Copy the records below exactly, omitting any pictures they contain.

---------- Records shown ----------

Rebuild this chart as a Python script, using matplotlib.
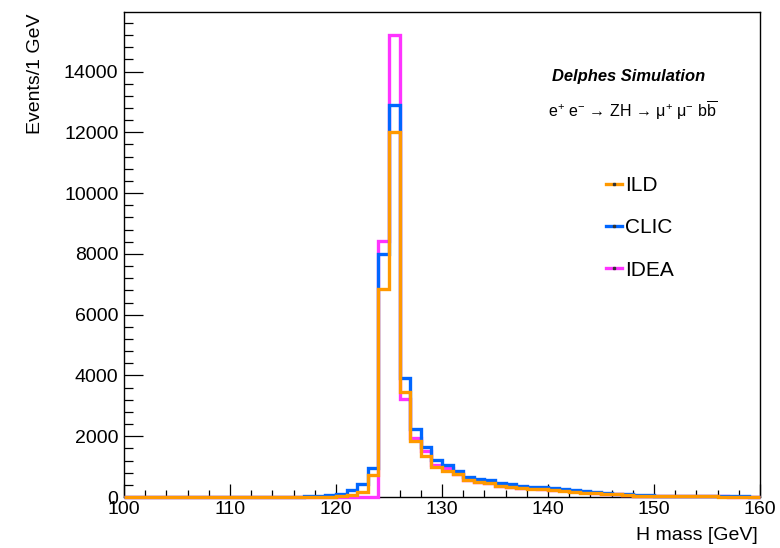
import numpy as np
import matplotlib
matplotlib.use("Agg")
import matplotlib.pyplot as plt
from matplotlib.lines import Line2D
from matplotlib.ticker import MultipleLocator

plt.rcParams['font.family'] = ['Liberation Sans', 'DejaVu Sans']
plt.rcParams['mathtext.fontset'] = 'custom'
plt.rcParams['mathtext.rm'] = 'Liberation Sans'
plt.rcParams['mathtext.it'] = 'Liberation Sans:italic'
plt.rcParams['mathtext.bf'] = 'Liberation Sans:bold'

# Binning: 1 GeV bins from 100 to 160 GeV
bin_edges = np.arange(100, 161, 1)

# Reconstructed Higgs mass, events per 1 GeV bin (100 ... 159)
ild = [3, 3, 3, 3, 3, 3, 3, 3, 3, 3,
       3, 3, 3, 3, 3, 3, 4, 5, 8, 15,
       30, 80, 160, 720, 6830, 12000, 3460, 1850, 1340, 980,
       840, 750, 550, 495, 450, 360, 325, 300, 270, 258,
       235, 213, 180, 146, 123, 112, 90, 78, 45, 34,
       30, 28, 25, 22, 20, 18, 16, 14, 12, 10]
clic = [3, 3, 3, 3, 3, 3, 3, 3, 3, 3,
        3, 3, 4, 5, 6, 8, 12, 20, 40, 70,
        110, 220, 420, 940, 8010, 12900, 3920, 2250, 1650, 1220,
        1060, 840, 660, 595, 550, 460, 415, 370, 335, 315,
        290, 270, 225, 190, 157, 134, 112, 90, 67, 56,
        45, 40, 35, 30, 28, 25, 22, 20, 18, 15]
idea = [1, 1, 1, 1, 1, 1, 1, 1, 1, 1,
        1, 1, 1, 1, 1, 1, 1, 1, 2, 2,
        3, 4, 5, 10, 8430, 15200, 3220, 1930, 1500, 1060,
        970, 770, 570, 510, 460, 370, 335, 310, 280, 265,
        240, 220, 185, 150, 128, 115, 93, 80, 48, 37,
        32, 29, 26, 23, 21, 19, 17, 15, 13, 11]

labels = ["ILD", "CLIC", "IDEA"]
colors = {"ILD": "#ff9900", "CLIC": "#0066ff", "IDEA": "#ff33ff"}

fig = plt.figure(figsize=(7.8, 5.48), dpi=100)
ax = fig.add_axes([124/780, 1-497/548, (760-124)/780, (497-12)/548])

lw = 2.4
for name, vals in (("IDEA", idea), ("CLIC", clic), ("ILD", ild)):
    ax.stairs(vals, bin_edges, color=colors[name], lw=lw, baseline=0,
              clip_on=False, zorder=3)

ymax = 1.05 * max(max(ild), max(clic), max(idea))
ax.set_xlim(100, 160)
ax.set_ylim(0, ymax)

ax.xaxis.set_major_locator(MultipleLocator(10))
ax.xaxis.set_minor_locator(MultipleLocator(2))
ax.yaxis.set_major_locator(MultipleLocator(2000))
ax.yaxis.set_minor_locator(MultipleLocator(400))
ax.tick_params(axis='x', which='major', direction='in', length=9.5, width=0.9,
               labelsize=14, pad=3)
ax.tick_params(axis='x', which='minor', direction='in', length=4.8, width=0.9)
ax.tick_params(axis='y', which='major', direction='in', length=13.5, width=0.9,
               labelsize=14, pad=4)
ax.tick_params(axis='y', which='minor', direction='in', length=6.8, width=0.9)
for s in ax.spines.values():
    s.set_linewidth(1.0)

fig.text(35/780, 1-14/548, "Events/1 GeV", rotation=90, ha='center', va='top',
         fontsize=14)
fig.text(758/780, 1-535/548, "H mass [GeV]", ha='right', va='center', fontsize=14)

fig.text(552/780, 1-77/548, "Delphes Simulation", fontsize=11.9,
         fontweight='bold', fontstyle='italic', ha='left', va='center')
fig.text(548/780, 1-111/548,
         "e$^{+}$ e$^{-}$ \u2192 ZH \u2192 \u03bc$^{+}$ \u03bc$^{-}$ "
         r"b$\overline{\mathrm{b}}$",
         fontsize=11.5, ha='left', va='center')

handles = [Line2D([], [], color=colors[n], lw=lw, marker='s', markersize=1.6,
                  markerfacecolor='#333333', markeredgecolor='#333333')
           for n in labels]
fig.legend(handles, labels, loc='upper left',
           bbox_to_anchor=(606/780, 1-176/548), bbox_transform=fig.transFigure,
           frameon=False, fontsize=15, handlelength=0.78, handletextpad=0.12,
           labelspacing=1.12, borderpad=0, borderaxespad=0)

fig.savefig("out.png", dpi=100)
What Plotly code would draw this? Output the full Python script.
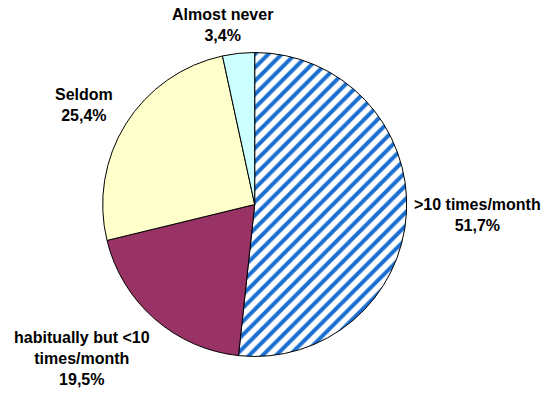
import plotly.graph_objects as go

# Frequency categories, clockwise from 12 o'clock
categories = [">10 times/month", "habitually but <10 times/month", "Seldom", "Almost never"]
shares = [51.7, 19.5, 25.4, 3.4]
# Label text as it is broken over lines beside each slice
label_lines = [[">10 times/month"], ["habitually but &lt;10", "times/month"], ["Seldom"], ["Almost never"]]

slice_colors = ["#FFFFFF", "#993366", "#FFFFCC", "#CCFFFF"]
slice_patterns = ["/", "", "", ""]

W, H = 544, 394

fig = go.Figure(
    go.Pie(
        labels=categories,
        values=shares,
        sort=False,
        direction="clockwise",
        rotation=0,
        textinfo="none",
        hoverinfo="label+percent",
        showlegend=False,
        marker=dict(
            colors=slice_colors,
            line=dict(color="#000000", width=1),
            pattern=dict(
                shape=slice_patterns,
                fgcolor="#1A6FD0",
                size=9.5,
                solidity=0.42,
            ),
        ),
        domain=dict(x=[0.1888, 0.7476], y=[0.0952, 0.8668]),
    )
)

# Label block centres, in pixels from the top-left corner
label_pos = [(477, 214.5), (82, 358), (84, 105), (222, 25)]

for lines, val, (px, py) in zip(label_lines, shares, label_pos):
    pct = f"{val:.1f}%".replace(".", ",")
    fig.add_annotation(
        text="<br>".join(lines + [pct]),
        x=px / W,
        y=1 - py / H,
        xref="paper",
        yref="paper",
        xanchor="center",
        yanchor="middle",
        showarrow=False,
        align="center",
        font=dict(family="Liberation Sans, Arial, sans-serif", size=16, color="#000000", weight="bold"),
    )

fig.update_layout(
    width=W,
    height=H,
    margin=dict(l=0, r=0, t=0, b=0),
    paper_bgcolor="#FFFFFF",
    plot_bgcolor="#FFFFFF",
)

fig.write_html("out.html")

----------

Answer -
Rebuild this chart as a Python script, using matplotlib.
import numpy as np
import matplotlib
matplotlib.use("Agg")
import matplotlib.pyplot as plt
from matplotlib.lines import Line2D
from matplotlib.ticker import MultipleLocator

plt.rcParams['font.family'] = ['Liberation Sans', 'DejaVu Sans']
plt.rcParams['mathtext.fontset'] = 'custom'
plt.rcParams['mathtext.rm'] = 'Liberation Sans'
plt.rcParams['mathtext.it'] = 'Liberation Sans:italic'
plt.rcParams['mathtext.bf'] = 'Liberation Sans:bold'

# Binning: 1 GeV bins from 100 to 160 GeV
bin_edges = np.arange(100, 161, 1)

# Reconstructed Higgs mass, events per 1 GeV bin (100 ... 159)
ild = [3, 3, 3, 3, 3, 3, 3, 3, 3, 3,
       3, 3, 3, 3, 3, 3, 4, 5, 8, 15,
       30, 80, 160, 720, 6830, 12000, 3460, 1850, 1340, 980,
       840, 750, 550, 495, 450, 360, 325, 300, 270, 258,
       235, 213, 180, 146, 123, 112, 90, 78, 45, 34,
       30, 28, 25, 22, 20, 18, 16, 14, 12, 10]
clic = [3, 3, 3, 3, 3, 3, 3, 3, 3, 3,
        3, 3, 4, 5, 6, 8, 12, 20, 40, 70,
        110, 220, 420, 940, 8010, 12900, 3920, 2250, 1650, 1220,
        1060, 840, 660, 595, 550, 460, 415, 370, 335, 315,
        290, 270, 225, 190, 157, 134, 112, 90, 67, 56,
        45, 40, 35, 30, 28, 25, 22, 20, 18, 15]
idea = [1, 1, 1, 1, 1, 1, 1, 1, 1, 1,
        1, 1, 1, 1, 1, 1, 1, 1, 2, 2,
        3, 4, 5, 10, 8430, 15200, 3220, 1930, 1500, 1060,
        970, 770, 570, 510, 460, 370, 335, 310, 280, 265,
        240, 220, 185, 150, 128, 115, 93, 80, 48, 37,
        32, 29, 26, 23, 21, 19, 17, 15, 13, 11]

labels = ["ILD", "CLIC", "IDEA"]
colors = {"ILD": "#ff9900", "CLIC": "#0066ff", "IDEA": "#ff33ff"}

fig = plt.figure(figsize=(7.8, 5.48), dpi=100)
ax = fig.add_axes([124/780, 1-497/548, (760-124)/780, (497-12)/548])

lw = 2.4
for name, vals in (("IDEA", idea), ("CLIC", clic), ("ILD", ild)):
    ax.stairs(vals, bin_edges, color=colors[name], lw=lw, baseline=0,
              clip_on=False, zorder=3)

ymax = 1.05 * max(max(ild), max(clic), max(idea))
ax.set_xlim(100, 160)
ax.set_ylim(0, ymax)

ax.xaxis.set_major_locator(MultipleLocator(10))
ax.xaxis.set_minor_locator(MultipleLocator(2))
ax.yaxis.set_major_locator(MultipleLocator(2000))
ax.yaxis.set_minor_locator(MultipleLocator(400))
ax.tick_params(axis='x', which='major', direction='in', length=9.5, width=0.9,
               labelsize=14, pad=3)
ax.tick_params(axis='x', which='minor', direction='in', length=4.8, width=0.9)
ax.tick_params(axis='y', which='major', direction='in', length=13.5, width=0.9,
               labelsize=14, pad=4)
ax.tick_params(axis='y', which='minor', direction='in', length=6.8, width=0.9)
for s in ax.spines.values():
    s.set_linewidth(1.0)

fig.text(35/780, 1-14/548, "Events/1 GeV", rotation=90, ha='center', va='top',
         fontsize=14)
fig.text(758/780, 1-535/548, "H mass [GeV]", ha='right', va='center', fontsize=14)

fig.text(552/780, 1-77/548, "Delphes Simulation", fontsize=11.9,
         fontweight='bold', fontstyle='italic', ha='left', va='center')
fig.text(548/780, 1-111/548,
         "e$^{+}$ e$^{-}$ \u2192 ZH \u2192 \u03bc$^{+}$ \u03bc$^{-}$ "
         r"b$\overline{\mathrm{b}}$",
         fontsize=11.5, ha='left', va='center')

handles = [Line2D([], [], color=colors[n], lw=lw, marker='s', markersize=1.6,
                  markerfacecolor='#333333', markeredgecolor='#333333')
           for n in labels]
fig.legend(handles, labels, loc='upper left',
           bbox_to_anchor=(606/780, 1-176/548), bbox_transform=fig.transFigure,
           frameon=False, fontsize=15, handlelength=0.78, handletextpad=0.12,
           labelspacing=1.12, borderpad=0, borderaxespad=0)

fig.savefig("out.png", dpi=100)
What Plotly code would draw this? Output the full Python script.
import plotly.graph_objects as go

# Frequency categories, clockwise from 12 o'clock
categories = [">10 times/month", "habitually but <10 times/month", "Seldom", "Almost never"]
shares = [51.7, 19.5, 25.4, 3.4]
# Label text as it is broken over lines beside each slice
label_lines = [[">10 times/month"], ["habitually but &lt;10", "times/month"], ["Seldom"], ["Almost never"]]

slice_colors = ["#FFFFFF", "#993366", "#FFFFCC", "#CCFFFF"]
slice_patterns = ["/", "", "", ""]

W, H = 544, 394

fig = go.Figure(
    go.Pie(
        labels=categories,
        values=shares,
        sort=False,
        direction="clockwise",
        rotation=0,
        textinfo="none",
        hoverinfo="label+percent",
        showlegend=False,
        marker=dict(
            colors=slice_colors,
            line=dict(color="#000000", width=1),
            pattern=dict(
                shape=slice_patterns,
                fgcolor="#1A6FD0",
                size=9.5,
                solidity=0.42,
            ),
        ),
        domain=dict(x=[0.1888, 0.7476], y=[0.0952, 0.8668]),
    )
)

# Label block centres, in pixels from the top-left corner
label_pos = [(477, 214.5), (82, 358), (84, 105), (222, 25)]

for lines, val, (px, py) in zip(label_lines, shares, label_pos):
    pct = f"{val:.1f}%".replace(".", ",")
    fig.add_annotation(
        text="<br>".join(lines + [pct]),
        x=px / W,
        y=1 - py / H,
        xref="paper",
        yref="paper",
        xanchor="center",
        yanchor="middle",
        showarrow=False,
        align="center",
        font=dict(family="Liberation Sans, Arial, sans-serif", size=16, color="#000000", weight="bold"),
    )

fig.update_layout(
    width=W,
    height=H,
    margin=dict(l=0, r=0, t=0, b=0),
    paper_bgcolor="#FFFFFF",
    plot_bgcolor="#FFFFFF",
)

fig.write_html("out.html")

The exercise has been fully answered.